In today’s digital world, protecting your data is more important than ever. Even with advanced defenses in place, no system is entirely immune to cyberattacks. What truly matters is how effectively your organization can recover once an incident occurs. Unfortunately, many businesses depend on recovery strategies that fail when tested under real-world pressure.

Below are some of the most common — and ineffective — strategies that can seriously slow down or even derail your recovery after a cyber incident.


1. Relying Solely on Real-Time Cloud Backups

Many organizations assume that storing data in the cloud guarantees safety. While cloud backups are valuable, they shouldn’t be your only recovery plan.

Real-time synchronization can be a double-edged sword. If a local file is corrupted, encrypted, or deleted due to ransomware, that same change can instantly replicate to your cloud backup. While some cloud providers keep older versions, restoring them can be slow, complicated, and manual — especially when you’re trying to recover hundreds or thousands of files.
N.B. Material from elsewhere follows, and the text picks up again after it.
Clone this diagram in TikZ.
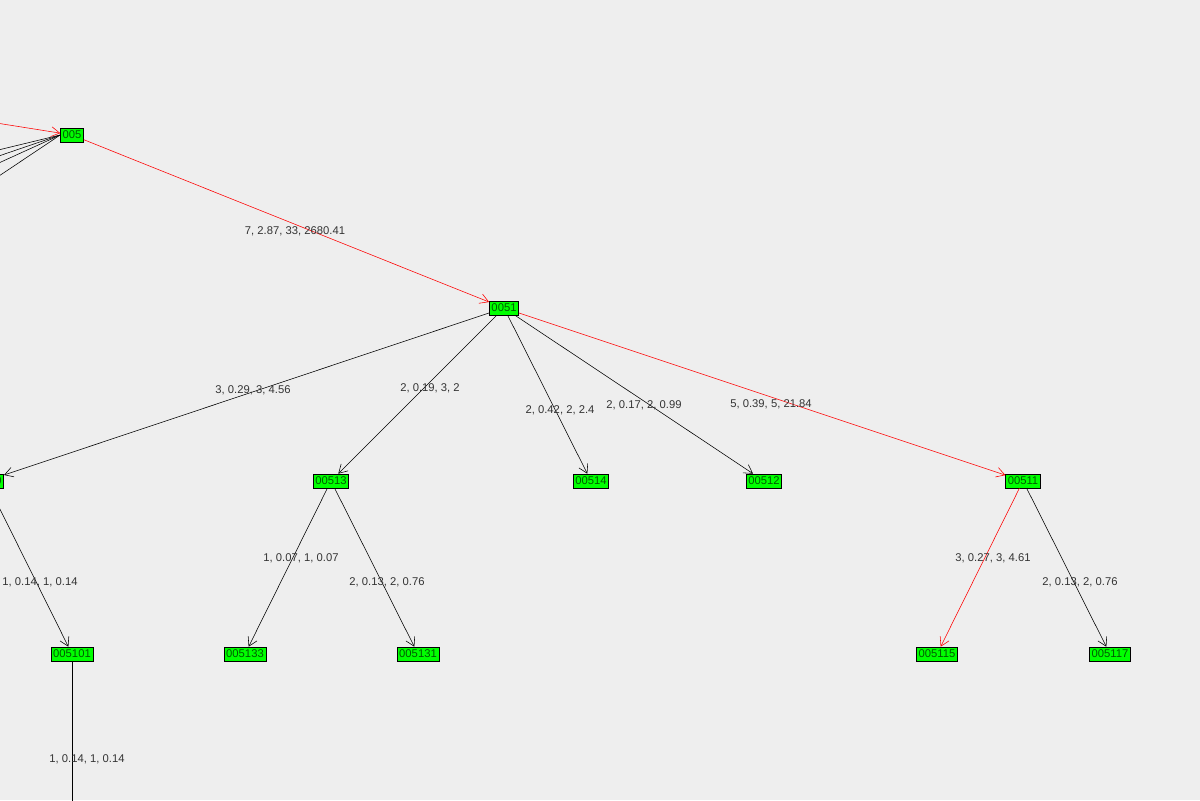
\documentclass[tikz,border=0pt]{standalone}
\usepackage{fontspec}
\setmainfont{Liberation Sans}
\usetikzlibrary{arrows.meta}
\definecolor{bgcol}{RGB}{238,238,238}
\definecolor{nodegreen}{RGB}{0,255,0}
\definecolor{txtgreen}{RGB}{0,90,0}
\begin{document}
\begin{tikzpicture}[x=0.025cm, y=-0.025cm, thin,
        node_style/.style={rectangle,draw=black,fill=nodegreen,text=txtgreen,font=\fontsize{8}{9}\selectfont,inner sep=1.5pt,minimum height=0.35cm},
        edge_style/.style={draw=black,-{Straight Barb[length=6pt,width=7pt]}},
        path_edge_style/.style={draw=red,-{Straight Barb[length=6pt,width=7pt]}},
        label_style/.style={font=\fontsize{8}{9}\selectfont,text=black!80}]

        \fill [bgcol] (0,0) rectangle (1200,800);
        \useasboundingbox (0,0) rectangle (1200,800);
        \clip (0,0) rectangle (1200,800);

        \node [node_style](n005) at (72,135) {005};
        \node [node_style](n0051) at (504,308) {0051};
        \node [node_style](n00510) at (-14,481) {00510};
        \node [node_style](n00513) at (331,481) {00513};
        \node [node_style](n00514) at (591,481) {00514};
        \node [node_style](n00512) at (764,481) {00512};
        \node [node_style](n00511) at (1023,481) {00511};
        \node [node_style](n005101) at (72,654) {005101};
        \node [node_style](n005133) at (245,654) {005133};
        \node [node_style](n005131) at (418,654) {005131};
        \node [node_style](n005115) at (937,654) {005115};
        \node [node_style](n005117) at (1110,654) {005117};

        \coordinate (in005) at (-10,122);
        \coordinate (out1) at (-10,152);
        \coordinate (out2) at (-10,159);
        \coordinate (out3) at (-10,167);
        \coordinate (out4) at (-10,182);
        \coordinate (down005101) at (72,810);

        \draw [path_edge_style] (in005) -- (n005);
        \foreach \c in {out1,out2,out3,out4}
            \draw [black] (n005.west) -- (\c);

        \draw [path_edge_style] (n005) -- (n0051);
        \draw [edge_style] (n0051) -- (n00510);
        \draw [edge_style] (n0051) -- (n00513);
        \draw [edge_style] (n0051) -- (n00514);
        \draw [edge_style] (n0051) -- (n00512);
        \draw [path_edge_style] (n0051) -- (n00511);
        \draw [edge_style] (n00510) -- (n005101);
        \draw [edge_style] (n00513) -- (n005133);
        \draw [edge_style] (n00513) -- (n005131);
        \draw [path_edge_style] (n00511) -- (n005115);
        \draw [edge_style] (n00511) -- (n005117);
        \draw [black] (n005101) -- (down005101);

        \node [label_style](l1) at (295,231) {7, 2.87, 33, 2680.41};
        \node [label_style](l2) at (253,390) {3, 0.29, 3, 4.56};
        \node [label_style](l3) at (430,388) {2, 0.19, 3, 2};
        \node [label_style](l4) at (560,410) {2, 0.42, 2, 2.4};
        \node [label_style](l5) at (644,405) {2, 0.17, 2, 0.99};
        \node [label_style](l6) at (771,404) {5, 0.39, 5, 21.84};
        \node [label_style](l7) at (40,582) {1, 0.14, 1, 0.14};
        \node [label_style](l8) at (301,558) {1, 0.07, 1, 0.07};
        \node [label_style](l9) at (387,582) {2, 0.13, 2, 0.76};
        \node [label_style](l10) at (993,558) {3, 0.27, 3, 4.61};
        \node [label_style](l11) at (1080,582) {2, 0.13, 2, 0.76};
        \node [label_style](l12) at (87,759) {1, 0.14, 1, 0.14};

        \end{tikzpicture}
\end{document}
Better approach: Use a combination of local, offline, and versioned backups. This layered strategy ensures that if one system fails or is compromised, you still have a clean copy elsewhere.


2. Ignoring the Power of Virtualization

Another common oversight is running critical systems on physical servers without virtualization. Non-virtualized environments take longer to restore, as they require full system reinstalls and manual configuration before operations can resume.
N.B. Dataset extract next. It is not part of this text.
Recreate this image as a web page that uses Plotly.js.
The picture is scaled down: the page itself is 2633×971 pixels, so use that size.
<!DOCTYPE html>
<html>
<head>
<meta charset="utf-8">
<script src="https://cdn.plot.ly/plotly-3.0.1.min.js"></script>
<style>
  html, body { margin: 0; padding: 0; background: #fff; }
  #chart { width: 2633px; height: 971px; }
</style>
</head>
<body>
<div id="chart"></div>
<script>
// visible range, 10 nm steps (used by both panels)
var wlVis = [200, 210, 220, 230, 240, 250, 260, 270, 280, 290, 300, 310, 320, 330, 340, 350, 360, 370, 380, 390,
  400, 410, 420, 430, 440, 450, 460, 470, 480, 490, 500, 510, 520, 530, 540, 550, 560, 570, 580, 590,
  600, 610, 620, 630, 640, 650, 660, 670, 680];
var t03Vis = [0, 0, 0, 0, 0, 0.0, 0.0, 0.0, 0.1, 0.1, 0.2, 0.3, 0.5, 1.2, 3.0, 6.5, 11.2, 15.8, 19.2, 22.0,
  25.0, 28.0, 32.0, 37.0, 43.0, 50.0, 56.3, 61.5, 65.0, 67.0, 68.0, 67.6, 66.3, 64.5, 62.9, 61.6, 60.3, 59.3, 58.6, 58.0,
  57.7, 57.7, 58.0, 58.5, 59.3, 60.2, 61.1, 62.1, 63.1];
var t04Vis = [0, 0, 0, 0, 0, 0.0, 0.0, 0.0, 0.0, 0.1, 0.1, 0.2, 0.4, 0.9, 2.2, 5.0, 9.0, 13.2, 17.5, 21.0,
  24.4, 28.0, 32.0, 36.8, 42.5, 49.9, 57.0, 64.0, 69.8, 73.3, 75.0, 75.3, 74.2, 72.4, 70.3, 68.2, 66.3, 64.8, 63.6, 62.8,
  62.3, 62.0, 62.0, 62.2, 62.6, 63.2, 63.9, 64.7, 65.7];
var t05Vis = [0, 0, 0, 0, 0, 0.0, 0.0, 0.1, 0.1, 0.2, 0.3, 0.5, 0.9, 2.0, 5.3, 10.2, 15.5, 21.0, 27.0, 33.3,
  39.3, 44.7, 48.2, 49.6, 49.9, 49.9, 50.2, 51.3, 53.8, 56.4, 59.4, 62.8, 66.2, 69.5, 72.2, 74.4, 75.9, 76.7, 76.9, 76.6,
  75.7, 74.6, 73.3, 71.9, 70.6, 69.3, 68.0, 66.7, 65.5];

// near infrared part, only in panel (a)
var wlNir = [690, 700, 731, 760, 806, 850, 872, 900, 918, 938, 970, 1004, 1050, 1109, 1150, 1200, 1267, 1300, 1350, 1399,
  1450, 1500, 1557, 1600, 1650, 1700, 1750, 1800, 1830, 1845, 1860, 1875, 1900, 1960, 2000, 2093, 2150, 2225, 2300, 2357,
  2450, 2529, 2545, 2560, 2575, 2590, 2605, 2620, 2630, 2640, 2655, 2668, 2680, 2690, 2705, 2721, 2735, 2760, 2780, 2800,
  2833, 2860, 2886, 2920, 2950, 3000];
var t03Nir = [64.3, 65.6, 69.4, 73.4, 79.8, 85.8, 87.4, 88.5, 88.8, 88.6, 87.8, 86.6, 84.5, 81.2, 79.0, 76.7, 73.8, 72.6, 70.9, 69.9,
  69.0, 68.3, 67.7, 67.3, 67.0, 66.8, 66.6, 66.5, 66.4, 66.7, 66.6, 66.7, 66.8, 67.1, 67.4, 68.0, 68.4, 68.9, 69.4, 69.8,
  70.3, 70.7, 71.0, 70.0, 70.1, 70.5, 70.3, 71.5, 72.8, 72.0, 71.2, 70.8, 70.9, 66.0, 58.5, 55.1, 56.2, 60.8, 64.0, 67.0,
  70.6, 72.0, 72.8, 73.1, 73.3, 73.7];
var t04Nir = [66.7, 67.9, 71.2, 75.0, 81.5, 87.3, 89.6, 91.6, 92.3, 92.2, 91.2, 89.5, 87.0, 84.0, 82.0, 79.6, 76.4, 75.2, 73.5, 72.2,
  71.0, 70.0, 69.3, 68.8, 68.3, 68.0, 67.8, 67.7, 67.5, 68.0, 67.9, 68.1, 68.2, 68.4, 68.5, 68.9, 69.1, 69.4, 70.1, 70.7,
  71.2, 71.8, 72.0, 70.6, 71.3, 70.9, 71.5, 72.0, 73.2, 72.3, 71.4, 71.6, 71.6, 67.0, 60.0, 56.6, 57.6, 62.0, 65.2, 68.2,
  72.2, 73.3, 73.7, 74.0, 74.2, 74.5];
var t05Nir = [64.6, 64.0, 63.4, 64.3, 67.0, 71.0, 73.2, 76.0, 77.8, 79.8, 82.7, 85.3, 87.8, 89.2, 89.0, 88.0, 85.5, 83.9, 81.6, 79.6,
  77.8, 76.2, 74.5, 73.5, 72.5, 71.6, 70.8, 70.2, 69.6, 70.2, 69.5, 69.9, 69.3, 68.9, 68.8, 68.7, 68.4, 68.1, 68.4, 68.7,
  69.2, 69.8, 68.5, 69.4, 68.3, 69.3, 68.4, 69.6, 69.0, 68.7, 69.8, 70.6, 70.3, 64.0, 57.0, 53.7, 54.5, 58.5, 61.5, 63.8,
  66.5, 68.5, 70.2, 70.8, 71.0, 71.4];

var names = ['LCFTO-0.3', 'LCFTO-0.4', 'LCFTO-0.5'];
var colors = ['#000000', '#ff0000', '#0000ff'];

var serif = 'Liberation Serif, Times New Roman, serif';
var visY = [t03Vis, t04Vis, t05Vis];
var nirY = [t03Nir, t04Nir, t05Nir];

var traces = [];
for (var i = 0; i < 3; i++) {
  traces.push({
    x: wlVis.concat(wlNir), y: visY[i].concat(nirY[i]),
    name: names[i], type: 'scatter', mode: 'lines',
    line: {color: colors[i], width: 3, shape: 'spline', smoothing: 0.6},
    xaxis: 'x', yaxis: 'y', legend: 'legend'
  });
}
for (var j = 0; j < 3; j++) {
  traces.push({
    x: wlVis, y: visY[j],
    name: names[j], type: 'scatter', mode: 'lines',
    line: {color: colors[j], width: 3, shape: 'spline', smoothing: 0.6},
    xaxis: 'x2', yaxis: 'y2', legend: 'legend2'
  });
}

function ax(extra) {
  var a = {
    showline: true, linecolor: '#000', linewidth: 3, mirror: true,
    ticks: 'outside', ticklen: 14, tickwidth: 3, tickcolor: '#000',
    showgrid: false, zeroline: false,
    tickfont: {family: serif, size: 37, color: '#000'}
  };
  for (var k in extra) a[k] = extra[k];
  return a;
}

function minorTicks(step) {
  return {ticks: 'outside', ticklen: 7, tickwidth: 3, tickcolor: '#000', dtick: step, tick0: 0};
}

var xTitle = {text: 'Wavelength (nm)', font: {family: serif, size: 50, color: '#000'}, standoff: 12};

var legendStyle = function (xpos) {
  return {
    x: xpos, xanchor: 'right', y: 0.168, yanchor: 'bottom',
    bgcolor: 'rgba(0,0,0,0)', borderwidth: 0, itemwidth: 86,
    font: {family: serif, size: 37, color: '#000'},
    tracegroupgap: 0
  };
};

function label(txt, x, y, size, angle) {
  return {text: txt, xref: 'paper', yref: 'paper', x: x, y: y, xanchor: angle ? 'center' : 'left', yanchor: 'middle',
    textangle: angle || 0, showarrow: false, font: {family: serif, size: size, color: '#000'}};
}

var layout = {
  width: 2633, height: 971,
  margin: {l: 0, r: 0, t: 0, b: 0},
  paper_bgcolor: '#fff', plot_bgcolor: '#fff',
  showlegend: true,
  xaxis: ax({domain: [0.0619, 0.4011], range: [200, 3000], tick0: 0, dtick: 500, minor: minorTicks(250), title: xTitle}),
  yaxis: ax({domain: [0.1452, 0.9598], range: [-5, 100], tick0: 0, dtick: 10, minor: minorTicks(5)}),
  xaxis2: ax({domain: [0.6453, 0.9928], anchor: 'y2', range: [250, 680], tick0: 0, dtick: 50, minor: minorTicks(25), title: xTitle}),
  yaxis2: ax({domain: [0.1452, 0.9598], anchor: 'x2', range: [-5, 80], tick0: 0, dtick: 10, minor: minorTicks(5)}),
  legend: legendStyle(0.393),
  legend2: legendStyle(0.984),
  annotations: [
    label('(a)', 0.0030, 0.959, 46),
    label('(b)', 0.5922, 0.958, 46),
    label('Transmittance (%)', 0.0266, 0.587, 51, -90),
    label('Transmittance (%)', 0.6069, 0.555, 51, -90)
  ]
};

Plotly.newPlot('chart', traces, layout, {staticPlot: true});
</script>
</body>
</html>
Virtualization, on the other hand, allows you to create snapshots of entire systems — operating systems, applications, and configurations included. These snapshots can be restored quickly, minimizing downtime and reducing the financial impact of a breach.

Better approach: Implement virtual machines for key systems and schedule regular image-based backups. This enables near-instant recovery in the event of a disaster.
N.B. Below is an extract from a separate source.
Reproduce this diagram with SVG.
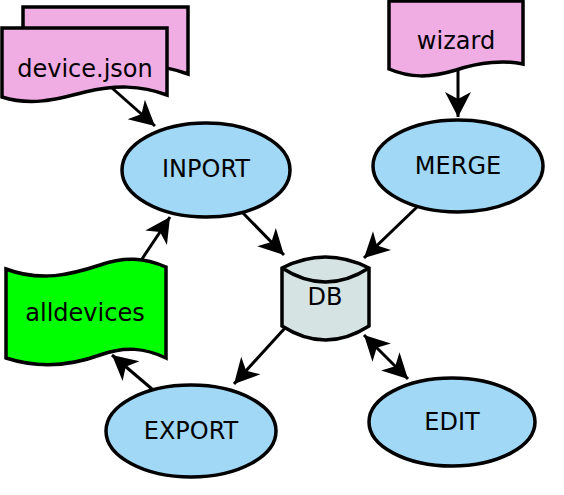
<svg xmlns="http://www.w3.org/2000/svg" width="564" height="495" viewBox="0 0 564 495">
<style>
.n{stroke:#000;stroke-width:3.5;stroke-linejoin:miter}
.proc{fill:#a0d8f5}
.doc{fill:#efade3}
.t{font-family:"DejaVu Sans",sans-serif;font-size:24px;fill:#000;text-anchor:middle}
.c{stroke:#000;stroke-width:3;fill:none}
</style>
<defs>
<marker id="ah" viewBox="-28 -15 30 30" refX="0" refY="0" markerWidth="30" markerHeight="30" markerUnits="userSpaceOnUse" orient="auto-start-reverse">
<path d="M0,0 L-25,-13 L-18,0 L-25,13 Z" fill="#000"/>
</marker>
</defs>
<rect width="564" height="495" fill="#fff"/>
<g id="connectors">
<line class="c" x1="112" y1="88" x2="155" y2="126" marker-end="url(#ah)"/>
<line class="c" x1="243" y1="213" x2="284" y2="255" marker-end="url(#ah)"/>
<line class="c" x1="417" y1="207" x2="364" y2="258" marker-end="url(#ah)"/>
<line class="c" x1="458" y1="69" x2="458" y2="117" marker-end="url(#ah)"/>
<line class="c" x1="285" y1="328" x2="234" y2="384" marker-end="url(#ah)"/>
<line class="c" x1="152" y1="389" x2="112" y2="355" marker-end="url(#ah)"/>
<line class="c" x1="140" y1="262" x2="170" y2="217" marker-end="url(#ah)"/>
<line class="c" x1="364" y1="335" x2="408" y2="379" marker-start="url(#ah)" marker-end="url(#ah)"/>
</g>
<g id="device-json">
<path class="n doc" d="M23,7 L188,7 L188,74 C161,64 136,64 106,71 C76,81 51,82 23,76 Z"/>
<path class="n doc" d="M2,28 L167,28 L167,95 C140,85 115,85 85,92 C55,100 30,106 2,97 Z"/>
<text class="t" x="85" y="77">device.json</text>
</g>
<g id="wizard">
<path class="n doc" d="M389,1 L523,1 L523,64 C505,60 480,62 456,70 C430,78 410,78 389,69 Z"/>
<text class="t" x="456" y="49">wizard</text>
</g>
<g id="inport">
<ellipse class="n proc" cx="206" cy="170" rx="84" ry="47"/>
<text class="t" x="206" y="177">INPORT</text>
</g>
<g id="merge">
<ellipse class="n proc" cx="458" cy="166" rx="85" ry="46"/>
<text class="t" x="458" y="174">MERGE</text>
</g>
<g id="db">
<path class="n" fill="#d6e3e3" d="M282,268 Q325.5,246 369,268 L369,326 Q325.5,354 282,326 Z"/>
<path class="n" fill="none" d="M282,268 Q325.5,296 369,268"/>
<text class="t" x="325" y="305">DB</text>
</g>
<g id="alldevices">
<path class="n" fill="#00ff00" d="M6,269 C40,282 70,275 100,265 C125,256 145,258 166,267 L166,358 C145,348 125,346 100,355 C70,366 40,369 6,358 Z"/>
<text class="t" x="85" y="321">alldevices</text>
</g>
<g id="export">
<ellipse class="n proc" cx="191" cy="431" rx="85" ry="46"/>
<text class="t" x="191" y="439">EXPORT</text>
</g>
<g id="edit">
<ellipse class="n proc" cx="452" cy="422" rx="83" ry="44"/>
<text class="t" x="452" y="430">EDIT</text>
</g>
</svg>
3. Keeping All Backups On-Site

It might seem convenient to store all backups within your own facility, but it’s a major risk. Physical disasters like fires, floods, or theft can destroy both your production servers and your backups simultaneously.

Better approach: Use a hybrid backup strategy — combining on-site backups for quick access and off-site or cloud-based backups for disaster protection. This ensures data survivability even if your main location is compromised.


4. Failing to Test the Disaster Recovery Plan

Having a recovery plan is not the same as having a tested recovery plan. Many organizations create elaborate disaster recovery documents that look solid on paper but have never been practiced. When a real crisis occurs, confusion, missing details, or technical failures quickly become apparent.

Better approach: Schedule regular recovery drills — at least twice a year. Simulate real attack scenarios to test not just your systems but also your team’s ability to respond under pressure. Document lessons learned and adjust the plan accordingly.


Conclusion

Effective recovery is about preparation, not improvisation. Cloud backups, virtual machines, and disaster recovery plans are essential tools, but they only work when used strategically and tested regularly.

By avoiding these ineffective strategies — overreliance on real-time backups, neglecting virtualization, keeping all backups on-site, and failing to test your plan — your organization can strengthen its resilience and bounce back faster from cyber incidents.